Set all the material down again unchanged, without the pictures.

==========

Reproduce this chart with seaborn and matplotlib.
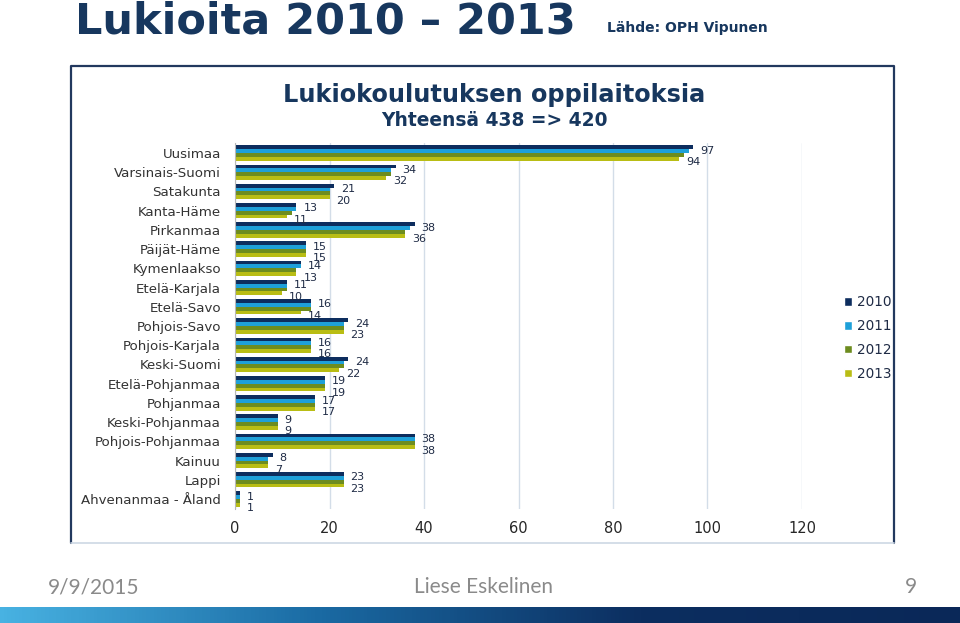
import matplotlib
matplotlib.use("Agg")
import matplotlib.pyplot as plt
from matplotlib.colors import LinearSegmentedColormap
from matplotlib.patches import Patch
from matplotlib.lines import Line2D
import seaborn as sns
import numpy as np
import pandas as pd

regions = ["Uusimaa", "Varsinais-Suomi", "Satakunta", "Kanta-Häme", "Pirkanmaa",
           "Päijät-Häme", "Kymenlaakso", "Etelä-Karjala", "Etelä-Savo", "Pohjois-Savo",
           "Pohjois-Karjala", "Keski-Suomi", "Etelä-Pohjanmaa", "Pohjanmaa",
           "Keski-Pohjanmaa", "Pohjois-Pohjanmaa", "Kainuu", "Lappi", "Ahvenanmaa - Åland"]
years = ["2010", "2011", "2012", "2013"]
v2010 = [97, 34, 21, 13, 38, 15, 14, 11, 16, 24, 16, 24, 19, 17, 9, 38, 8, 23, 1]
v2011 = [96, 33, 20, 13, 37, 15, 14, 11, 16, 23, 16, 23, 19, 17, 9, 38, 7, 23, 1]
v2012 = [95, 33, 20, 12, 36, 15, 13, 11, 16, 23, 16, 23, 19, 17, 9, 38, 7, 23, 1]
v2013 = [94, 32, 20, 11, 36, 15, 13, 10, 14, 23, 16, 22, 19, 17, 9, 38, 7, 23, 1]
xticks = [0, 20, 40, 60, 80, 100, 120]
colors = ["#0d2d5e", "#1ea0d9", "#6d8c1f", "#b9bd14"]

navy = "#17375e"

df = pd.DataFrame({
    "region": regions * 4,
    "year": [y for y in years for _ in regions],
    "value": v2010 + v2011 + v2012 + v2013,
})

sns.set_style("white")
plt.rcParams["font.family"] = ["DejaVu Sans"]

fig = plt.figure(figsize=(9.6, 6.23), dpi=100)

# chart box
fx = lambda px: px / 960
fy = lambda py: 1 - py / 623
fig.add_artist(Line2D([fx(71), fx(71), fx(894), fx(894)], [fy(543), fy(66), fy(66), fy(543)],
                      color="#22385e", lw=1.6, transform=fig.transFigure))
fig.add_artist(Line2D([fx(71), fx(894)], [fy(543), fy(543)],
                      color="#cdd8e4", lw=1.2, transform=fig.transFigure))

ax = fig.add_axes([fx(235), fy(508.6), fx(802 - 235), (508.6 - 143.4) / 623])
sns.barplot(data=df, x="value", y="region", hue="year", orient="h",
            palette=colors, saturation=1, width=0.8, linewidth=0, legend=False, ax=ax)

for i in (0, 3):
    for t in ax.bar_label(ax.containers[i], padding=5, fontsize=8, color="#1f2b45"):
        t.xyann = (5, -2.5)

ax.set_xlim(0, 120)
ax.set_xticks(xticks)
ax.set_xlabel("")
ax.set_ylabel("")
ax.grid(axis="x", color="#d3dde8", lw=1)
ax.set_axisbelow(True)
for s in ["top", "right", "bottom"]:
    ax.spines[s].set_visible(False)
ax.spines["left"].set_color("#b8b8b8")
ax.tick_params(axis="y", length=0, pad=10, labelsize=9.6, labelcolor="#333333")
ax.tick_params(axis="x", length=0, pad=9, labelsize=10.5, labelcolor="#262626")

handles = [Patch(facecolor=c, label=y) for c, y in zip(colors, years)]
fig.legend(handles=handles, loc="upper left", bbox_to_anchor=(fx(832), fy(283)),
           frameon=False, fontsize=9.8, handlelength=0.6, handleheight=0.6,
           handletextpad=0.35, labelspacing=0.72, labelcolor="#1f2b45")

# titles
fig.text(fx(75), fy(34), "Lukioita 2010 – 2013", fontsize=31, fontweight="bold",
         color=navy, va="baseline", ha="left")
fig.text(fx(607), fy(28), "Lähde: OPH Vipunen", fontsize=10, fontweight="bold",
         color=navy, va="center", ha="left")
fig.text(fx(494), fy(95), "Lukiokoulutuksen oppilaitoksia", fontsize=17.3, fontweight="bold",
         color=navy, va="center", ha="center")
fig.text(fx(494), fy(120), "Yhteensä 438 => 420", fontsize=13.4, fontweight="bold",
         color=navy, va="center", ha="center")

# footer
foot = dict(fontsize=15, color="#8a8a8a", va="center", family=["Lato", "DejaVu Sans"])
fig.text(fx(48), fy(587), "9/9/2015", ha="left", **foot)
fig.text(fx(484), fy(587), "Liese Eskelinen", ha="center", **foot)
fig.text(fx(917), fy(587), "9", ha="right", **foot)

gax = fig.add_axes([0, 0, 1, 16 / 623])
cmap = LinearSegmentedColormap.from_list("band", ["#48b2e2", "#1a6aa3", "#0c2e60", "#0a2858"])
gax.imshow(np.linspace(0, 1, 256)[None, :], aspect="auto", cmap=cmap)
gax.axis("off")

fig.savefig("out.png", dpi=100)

==========

_Response to the task_:
Reproduce this chart with seaborn and matplotlib.
import matplotlib
matplotlib.use("Agg")
import matplotlib.pyplot as plt
from matplotlib.colors import LinearSegmentedColormap
from matplotlib.patches import Patch
from matplotlib.lines import Line2D
import seaborn as sns
import numpy as np
import pandas as pd

regions = ["Uusimaa", "Varsinais-Suomi", "Satakunta", "Kanta-Häme", "Pirkanmaa",
           "Päijät-Häme", "Kymenlaakso", "Etelä-Karjala", "Etelä-Savo", "Pohjois-Savo",
           "Pohjois-Karjala", "Keski-Suomi", "Etelä-Pohjanmaa", "Pohjanmaa",
           "Keski-Pohjanmaa", "Pohjois-Pohjanmaa", "Kainuu", "Lappi", "Ahvenanmaa - Åland"]
years = ["2010", "2011", "2012", "2013"]
v2010 = [97, 34, 21, 13, 38, 15, 14, 11, 16, 24, 16, 24, 19, 17, 9, 38, 8, 23, 1]
v2011 = [96, 33, 20, 13, 37, 15, 14, 11, 16, 23, 16, 23, 19, 17, 9, 38, 7, 23, 1]
v2012 = [95, 33, 20, 12, 36, 15, 13, 11, 16, 23, 16, 23, 19, 17, 9, 38, 7, 23, 1]
v2013 = [94, 32, 20, 11, 36, 15, 13, 10, 14, 23, 16, 22, 19, 17, 9, 38, 7, 23, 1]
xticks = [0, 20, 40, 60, 80, 100, 120]
colors = ["#0d2d5e", "#1ea0d9", "#6d8c1f", "#b9bd14"]

navy = "#17375e"

df = pd.DataFrame({
    "region": regions * 4,
    "year": [y for y in years for _ in regions],
    "value": v2010 + v2011 + v2012 + v2013,
})

sns.set_style("white")
plt.rcParams["font.family"] = ["DejaVu Sans"]

fig = plt.figure(figsize=(9.6, 6.23), dpi=100)

# chart box
fx = lambda px: px / 960
fy = lambda py: 1 - py / 623
fig.add_artist(Line2D([fx(71), fx(71), fx(894), fx(894)], [fy(543), fy(66), fy(66), fy(543)],
                      color="#22385e", lw=1.6, transform=fig.transFigure))
fig.add_artist(Line2D([fx(71), fx(894)], [fy(543), fy(543)],
                      color="#cdd8e4", lw=1.2, transform=fig.transFigure))

ax = fig.add_axes([fx(235), fy(508.6), fx(802 - 235), (508.6 - 143.4) / 623])
sns.barplot(data=df, x="value", y="region", hue="year", orient="h",
            palette=colors, saturation=1, width=0.8, linewidth=0, legend=False, ax=ax)

for i in (0, 3):
    for t in ax.bar_label(ax.containers[i], padding=5, fontsize=8, color="#1f2b45"):
        t.xyann = (5, -2.5)

ax.set_xlim(0, 120)
ax.set_xticks(xticks)
ax.set_xlabel("")
ax.set_ylabel("")
ax.grid(axis="x", color="#d3dde8", lw=1)
ax.set_axisbelow(True)
for s in ["top", "right", "bottom"]:
    ax.spines[s].set_visible(False)
ax.spines["left"].set_color("#b8b8b8")
ax.tick_params(axis="y", length=0, pad=10, labelsize=9.6, labelcolor="#333333")
ax.tick_params(axis="x", length=0, pad=9, labelsize=10.5, labelcolor="#262626")

handles = [Patch(facecolor=c, label=y) for c, y in zip(colors, years)]
fig.legend(handles=handles, loc="upper left", bbox_to_anchor=(fx(832), fy(283)),
           frameon=False, fontsize=9.8, handlelength=0.6, handleheight=0.6,
           handletextpad=0.35, labelspacing=0.72, labelcolor="#1f2b45")

# titles
fig.text(fx(75), fy(34), "Lukioita 2010 – 2013", fontsize=31, fontweight="bold",
         color=navy, va="baseline", ha="left")
fig.text(fx(607), fy(28), "Lähde: OPH Vipunen", fontsize=10, fontweight="bold",
         color=navy, va="center", ha="left")
fig.text(fx(494), fy(95), "Lukiokoulutuksen oppilaitoksia", fontsize=17.3, fontweight="bold",
         color=navy, va="center", ha="center")
fig.text(fx(494), fy(120), "Yhteensä 438 => 420", fontsize=13.4, fontweight="bold",
         color=navy, va="center", ha="center")

# footer
foot = dict(fontsize=15, color="#8a8a8a", va="center", family=["Lato", "DejaVu Sans"])
fig.text(fx(48), fy(587), "9/9/2015", ha="left", **foot)
fig.text(fx(484), fy(587), "Liese Eskelinen", ha="center", **foot)
fig.text(fx(917), fy(587), "9", ha="right", **foot)

gax = fig.add_axes([0, 0, 1, 16 / 623])
cmap = LinearSegmentedColormap.from_list("band", ["#48b2e2", "#1a6aa3", "#0c2e60", "#0a2858"])
gax.imshow(np.linspace(0, 1, 256)[None, :], aspect="auto", cmap=cmap)
gax.axis("off")

fig.savefig("out.png", dpi=100)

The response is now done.